--- STATED PROBLEM ---
In the listing that follows, retype every line from the first through the one containing "var ringGap = [87.4, 91.1, 88, 100.2, 91.7];". Pictures are to be left out.
————————
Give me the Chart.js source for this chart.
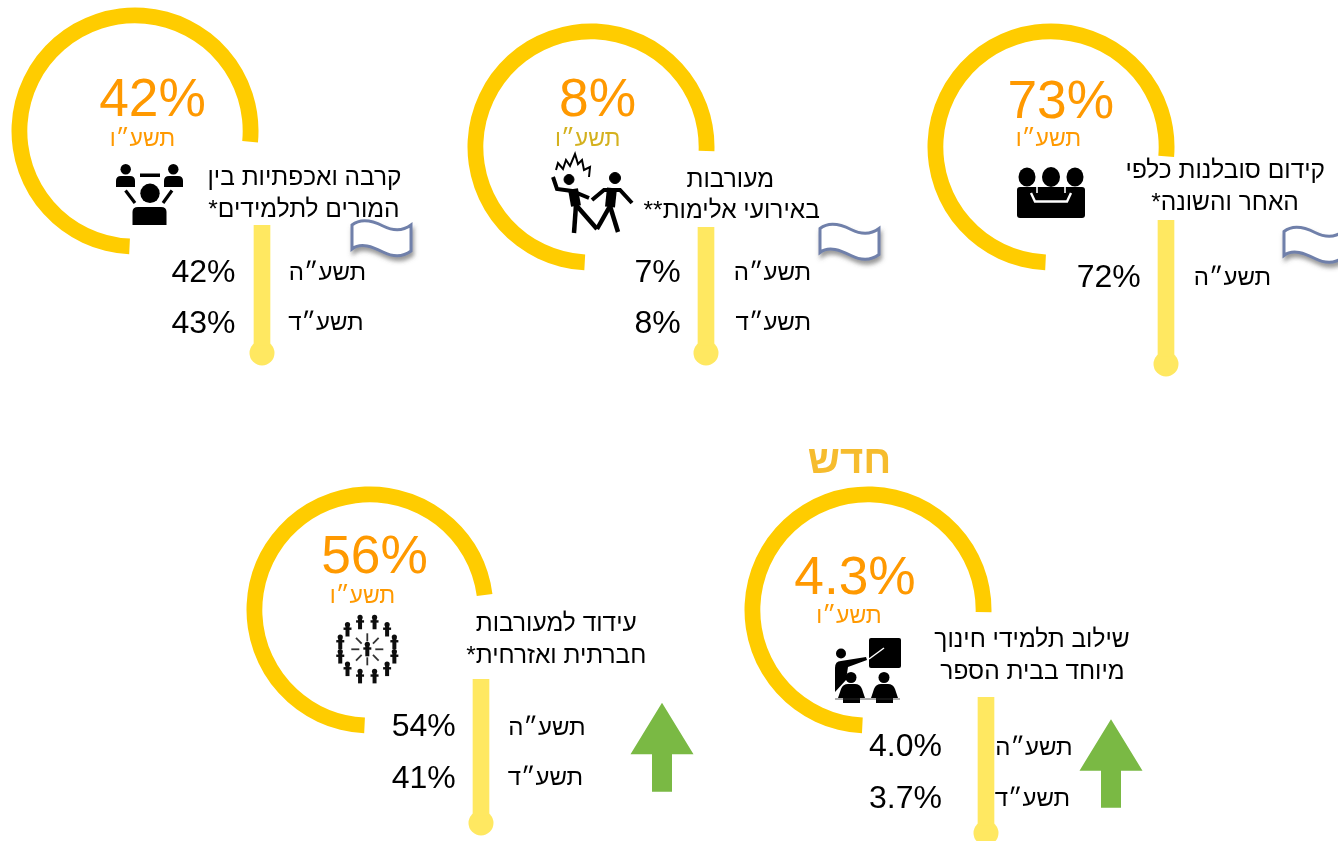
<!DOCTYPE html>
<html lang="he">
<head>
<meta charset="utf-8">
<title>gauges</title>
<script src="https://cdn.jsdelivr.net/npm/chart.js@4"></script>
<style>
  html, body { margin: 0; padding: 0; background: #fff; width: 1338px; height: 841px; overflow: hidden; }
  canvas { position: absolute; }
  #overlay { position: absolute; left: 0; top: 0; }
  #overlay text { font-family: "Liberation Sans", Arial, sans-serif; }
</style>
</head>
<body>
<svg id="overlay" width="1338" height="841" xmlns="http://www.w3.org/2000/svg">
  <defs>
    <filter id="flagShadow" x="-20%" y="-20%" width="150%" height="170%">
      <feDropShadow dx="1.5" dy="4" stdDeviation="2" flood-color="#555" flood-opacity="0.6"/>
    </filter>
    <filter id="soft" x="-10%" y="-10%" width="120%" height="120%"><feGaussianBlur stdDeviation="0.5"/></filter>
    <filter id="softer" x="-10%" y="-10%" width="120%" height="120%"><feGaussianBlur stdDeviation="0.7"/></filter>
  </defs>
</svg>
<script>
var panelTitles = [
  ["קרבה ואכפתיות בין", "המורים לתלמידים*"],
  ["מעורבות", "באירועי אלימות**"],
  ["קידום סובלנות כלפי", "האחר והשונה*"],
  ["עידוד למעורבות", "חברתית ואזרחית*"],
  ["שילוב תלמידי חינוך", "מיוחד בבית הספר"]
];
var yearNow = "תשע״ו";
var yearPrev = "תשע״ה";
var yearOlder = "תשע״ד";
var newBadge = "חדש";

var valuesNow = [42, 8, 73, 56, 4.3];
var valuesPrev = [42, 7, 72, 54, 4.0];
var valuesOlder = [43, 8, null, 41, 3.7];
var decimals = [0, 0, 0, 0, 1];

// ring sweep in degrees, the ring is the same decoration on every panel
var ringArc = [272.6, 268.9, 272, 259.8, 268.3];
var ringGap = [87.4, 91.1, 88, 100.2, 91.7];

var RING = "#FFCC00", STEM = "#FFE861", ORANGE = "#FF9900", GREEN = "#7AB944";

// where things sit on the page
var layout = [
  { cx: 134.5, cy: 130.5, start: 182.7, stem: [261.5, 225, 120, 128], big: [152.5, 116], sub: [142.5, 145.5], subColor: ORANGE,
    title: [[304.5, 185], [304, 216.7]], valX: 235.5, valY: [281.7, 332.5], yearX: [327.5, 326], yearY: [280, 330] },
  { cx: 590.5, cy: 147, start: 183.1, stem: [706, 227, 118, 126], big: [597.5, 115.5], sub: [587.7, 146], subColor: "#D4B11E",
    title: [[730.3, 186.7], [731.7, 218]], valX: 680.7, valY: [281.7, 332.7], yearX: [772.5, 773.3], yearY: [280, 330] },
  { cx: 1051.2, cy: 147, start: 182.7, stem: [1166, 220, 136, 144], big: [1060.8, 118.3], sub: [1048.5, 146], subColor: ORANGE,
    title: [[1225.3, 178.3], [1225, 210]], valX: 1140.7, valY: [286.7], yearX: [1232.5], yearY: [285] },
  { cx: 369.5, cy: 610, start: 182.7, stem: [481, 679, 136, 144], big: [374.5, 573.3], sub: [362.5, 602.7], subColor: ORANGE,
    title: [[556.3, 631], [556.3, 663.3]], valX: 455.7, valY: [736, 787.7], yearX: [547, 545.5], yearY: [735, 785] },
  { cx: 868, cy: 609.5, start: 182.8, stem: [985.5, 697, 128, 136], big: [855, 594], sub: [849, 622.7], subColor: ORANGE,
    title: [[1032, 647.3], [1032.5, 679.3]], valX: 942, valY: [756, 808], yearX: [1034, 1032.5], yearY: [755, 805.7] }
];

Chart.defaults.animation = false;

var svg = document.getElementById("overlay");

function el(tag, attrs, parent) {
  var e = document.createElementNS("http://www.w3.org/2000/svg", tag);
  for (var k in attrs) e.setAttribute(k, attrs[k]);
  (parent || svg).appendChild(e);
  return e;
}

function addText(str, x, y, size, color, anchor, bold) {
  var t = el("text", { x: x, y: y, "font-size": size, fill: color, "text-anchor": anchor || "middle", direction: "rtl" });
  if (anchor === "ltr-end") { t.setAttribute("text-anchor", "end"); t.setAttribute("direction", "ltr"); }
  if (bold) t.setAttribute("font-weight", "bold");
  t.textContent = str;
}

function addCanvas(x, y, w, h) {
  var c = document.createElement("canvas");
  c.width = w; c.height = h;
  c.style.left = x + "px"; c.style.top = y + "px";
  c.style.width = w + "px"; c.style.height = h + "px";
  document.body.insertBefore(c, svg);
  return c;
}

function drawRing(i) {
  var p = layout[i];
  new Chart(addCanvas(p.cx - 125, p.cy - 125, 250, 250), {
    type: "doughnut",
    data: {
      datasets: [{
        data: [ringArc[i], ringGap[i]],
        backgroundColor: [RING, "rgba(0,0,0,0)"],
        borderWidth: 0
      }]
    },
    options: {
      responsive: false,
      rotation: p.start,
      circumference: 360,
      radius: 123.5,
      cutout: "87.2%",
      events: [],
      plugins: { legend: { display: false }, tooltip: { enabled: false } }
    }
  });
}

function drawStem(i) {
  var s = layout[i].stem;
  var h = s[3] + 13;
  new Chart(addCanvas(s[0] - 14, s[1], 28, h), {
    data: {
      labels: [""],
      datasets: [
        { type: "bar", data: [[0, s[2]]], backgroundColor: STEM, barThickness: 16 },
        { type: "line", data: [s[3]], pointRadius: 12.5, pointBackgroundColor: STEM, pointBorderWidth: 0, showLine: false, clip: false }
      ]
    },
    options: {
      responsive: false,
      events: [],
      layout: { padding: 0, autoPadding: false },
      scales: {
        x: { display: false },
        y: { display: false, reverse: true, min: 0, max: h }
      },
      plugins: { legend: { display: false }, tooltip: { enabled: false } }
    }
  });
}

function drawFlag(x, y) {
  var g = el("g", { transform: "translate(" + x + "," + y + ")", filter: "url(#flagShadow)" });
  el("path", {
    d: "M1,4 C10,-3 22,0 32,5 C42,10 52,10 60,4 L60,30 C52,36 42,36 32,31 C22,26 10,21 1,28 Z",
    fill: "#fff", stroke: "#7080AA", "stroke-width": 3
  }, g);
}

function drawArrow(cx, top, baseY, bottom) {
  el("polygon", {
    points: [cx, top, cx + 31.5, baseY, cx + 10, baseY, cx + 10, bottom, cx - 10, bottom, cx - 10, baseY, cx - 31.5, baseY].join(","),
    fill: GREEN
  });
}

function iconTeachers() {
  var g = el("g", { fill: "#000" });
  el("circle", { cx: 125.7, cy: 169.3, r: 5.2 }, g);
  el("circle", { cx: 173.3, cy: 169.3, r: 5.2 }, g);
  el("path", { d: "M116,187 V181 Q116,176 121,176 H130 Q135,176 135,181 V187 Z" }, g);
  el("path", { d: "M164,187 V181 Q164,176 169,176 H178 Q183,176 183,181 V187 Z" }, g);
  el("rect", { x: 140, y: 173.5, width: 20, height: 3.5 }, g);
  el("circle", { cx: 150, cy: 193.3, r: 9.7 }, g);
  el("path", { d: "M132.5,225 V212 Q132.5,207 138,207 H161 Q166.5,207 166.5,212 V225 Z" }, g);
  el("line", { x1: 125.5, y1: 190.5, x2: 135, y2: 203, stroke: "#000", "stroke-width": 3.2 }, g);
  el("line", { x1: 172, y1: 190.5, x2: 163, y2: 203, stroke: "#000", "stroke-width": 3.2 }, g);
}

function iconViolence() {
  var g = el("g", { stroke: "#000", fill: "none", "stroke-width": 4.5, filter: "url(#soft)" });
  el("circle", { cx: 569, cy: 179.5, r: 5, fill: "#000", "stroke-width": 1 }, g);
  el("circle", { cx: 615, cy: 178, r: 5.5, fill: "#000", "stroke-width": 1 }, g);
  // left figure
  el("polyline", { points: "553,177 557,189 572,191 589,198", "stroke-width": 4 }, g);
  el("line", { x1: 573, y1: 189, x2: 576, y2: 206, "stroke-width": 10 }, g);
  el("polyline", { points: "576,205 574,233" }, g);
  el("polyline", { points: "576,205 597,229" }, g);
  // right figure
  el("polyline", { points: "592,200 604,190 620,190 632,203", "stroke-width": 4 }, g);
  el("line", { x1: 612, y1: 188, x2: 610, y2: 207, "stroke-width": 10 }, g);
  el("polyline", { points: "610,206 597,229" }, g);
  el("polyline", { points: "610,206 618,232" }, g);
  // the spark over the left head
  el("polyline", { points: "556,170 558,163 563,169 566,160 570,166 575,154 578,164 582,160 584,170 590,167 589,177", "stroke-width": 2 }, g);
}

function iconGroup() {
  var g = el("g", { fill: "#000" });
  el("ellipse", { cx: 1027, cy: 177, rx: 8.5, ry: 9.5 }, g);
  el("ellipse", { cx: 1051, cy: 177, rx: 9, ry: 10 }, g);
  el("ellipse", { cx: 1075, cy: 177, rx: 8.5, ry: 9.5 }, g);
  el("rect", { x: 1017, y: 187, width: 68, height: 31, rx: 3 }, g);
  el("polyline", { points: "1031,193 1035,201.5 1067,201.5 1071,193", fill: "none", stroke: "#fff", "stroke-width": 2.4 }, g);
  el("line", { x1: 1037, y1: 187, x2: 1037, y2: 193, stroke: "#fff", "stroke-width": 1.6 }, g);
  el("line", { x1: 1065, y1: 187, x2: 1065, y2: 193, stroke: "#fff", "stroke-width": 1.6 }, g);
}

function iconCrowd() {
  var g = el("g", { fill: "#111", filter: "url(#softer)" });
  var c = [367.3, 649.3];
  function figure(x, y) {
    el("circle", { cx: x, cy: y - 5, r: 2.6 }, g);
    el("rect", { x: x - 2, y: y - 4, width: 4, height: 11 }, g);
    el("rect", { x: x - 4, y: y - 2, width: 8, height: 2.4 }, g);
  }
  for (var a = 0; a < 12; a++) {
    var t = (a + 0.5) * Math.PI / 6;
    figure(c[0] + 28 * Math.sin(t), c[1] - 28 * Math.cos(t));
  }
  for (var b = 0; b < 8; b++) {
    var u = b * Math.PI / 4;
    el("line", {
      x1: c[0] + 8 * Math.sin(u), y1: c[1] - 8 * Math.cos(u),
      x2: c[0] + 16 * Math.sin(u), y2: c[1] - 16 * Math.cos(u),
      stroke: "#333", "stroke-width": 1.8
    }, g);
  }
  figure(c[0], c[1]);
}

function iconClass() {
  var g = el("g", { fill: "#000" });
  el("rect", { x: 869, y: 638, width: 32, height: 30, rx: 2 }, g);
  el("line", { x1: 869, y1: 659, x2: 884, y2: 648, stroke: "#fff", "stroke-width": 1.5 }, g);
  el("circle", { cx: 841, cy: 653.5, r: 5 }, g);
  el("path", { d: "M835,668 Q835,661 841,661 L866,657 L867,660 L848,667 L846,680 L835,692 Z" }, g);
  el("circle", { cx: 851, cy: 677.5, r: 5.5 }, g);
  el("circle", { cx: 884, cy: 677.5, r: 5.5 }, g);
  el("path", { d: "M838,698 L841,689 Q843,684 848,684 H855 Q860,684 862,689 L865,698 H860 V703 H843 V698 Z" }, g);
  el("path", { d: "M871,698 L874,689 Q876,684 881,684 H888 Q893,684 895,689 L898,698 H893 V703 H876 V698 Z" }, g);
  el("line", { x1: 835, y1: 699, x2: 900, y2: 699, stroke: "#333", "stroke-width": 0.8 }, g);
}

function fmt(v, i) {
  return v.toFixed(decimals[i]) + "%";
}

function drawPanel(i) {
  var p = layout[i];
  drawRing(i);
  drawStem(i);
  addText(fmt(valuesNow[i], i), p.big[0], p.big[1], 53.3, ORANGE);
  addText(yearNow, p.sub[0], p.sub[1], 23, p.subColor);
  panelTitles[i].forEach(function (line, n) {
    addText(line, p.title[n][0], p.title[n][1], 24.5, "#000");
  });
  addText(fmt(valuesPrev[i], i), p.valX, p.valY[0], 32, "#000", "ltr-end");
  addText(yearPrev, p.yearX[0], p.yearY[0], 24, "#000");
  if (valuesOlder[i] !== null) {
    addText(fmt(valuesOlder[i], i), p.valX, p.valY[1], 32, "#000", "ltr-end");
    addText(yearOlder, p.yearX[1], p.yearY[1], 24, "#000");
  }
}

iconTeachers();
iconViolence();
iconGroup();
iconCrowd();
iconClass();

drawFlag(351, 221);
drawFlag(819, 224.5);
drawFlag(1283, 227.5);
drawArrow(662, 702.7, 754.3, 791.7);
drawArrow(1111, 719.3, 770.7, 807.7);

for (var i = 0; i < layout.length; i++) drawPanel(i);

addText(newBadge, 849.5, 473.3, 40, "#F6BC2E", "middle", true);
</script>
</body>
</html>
————————
--- CORRECT OUTPUT ---
Give me the Chart.js source for this chart.
<!DOCTYPE html>
<html lang="he">
<head>
<meta charset="utf-8">
<title>gauges</title>
<script src="https://cdn.jsdelivr.net/npm/chart.js@4"></script>
<style>
  html, body { margin: 0; padding: 0; background: #fff; width: 1338px; height: 841px; overflow: hidden; }
  canvas { position: absolute; }
  #overlay { position: absolute; left: 0; top: 0; }
  #overlay text { font-family: "Liberation Sans", Arial, sans-serif; }
</style>
</head>
<body>
<svg id="overlay" width="1338" height="841" xmlns="http://www.w3.org/2000/svg">
  <defs>
    <filter id="flagShadow" x="-20%" y="-20%" width="150%" height="170%">
      <feDropShadow dx="1.5" dy="4" stdDeviation="2" flood-color="#555" flood-opacity="0.6"/>
    </filter>
    <filter id="soft" x="-10%" y="-10%" width="120%" height="120%"><feGaussianBlur stdDeviation="0.5"/></filter>
    <filter id="softer" x="-10%" y="-10%" width="120%" height="120%"><feGaussianBlur stdDeviation="0.7"/></filter>
  </defs>
</svg>
<script>
var panelTitles = [
  ["קרבה ואכפתיות בין", "המורים לתלמידים*"],
  ["מעורבות", "באירועי אלימות**"],
  ["קידום סובלנות כלפי", "האחר והשונה*"],
  ["עידוד למעורבות", "חברתית ואזרחית*"],
  ["שילוב תלמידי חינוך", "מיוחד בבית הספר"]
];
var yearNow = "תשע״ו";
var yearPrev = "תשע״ה";
var yearOlder = "תשע״ד";
var newBadge = "חדש";

var valuesNow = [42, 8, 73, 56, 4.3];
var valuesPrev = [42, 7, 72, 54, 4.0];
var valuesOlder = [43, 8, null, 41, 3.7];
var decimals = [0, 0, 0, 0, 1];

// ring sweep in degrees, the ring is the same decoration on every panel
var ringArc = [272.6, 268.9, 272, 259.8, 268.3];
var ringGap = [87.4, 91.1, 88, 100.2, 91.7];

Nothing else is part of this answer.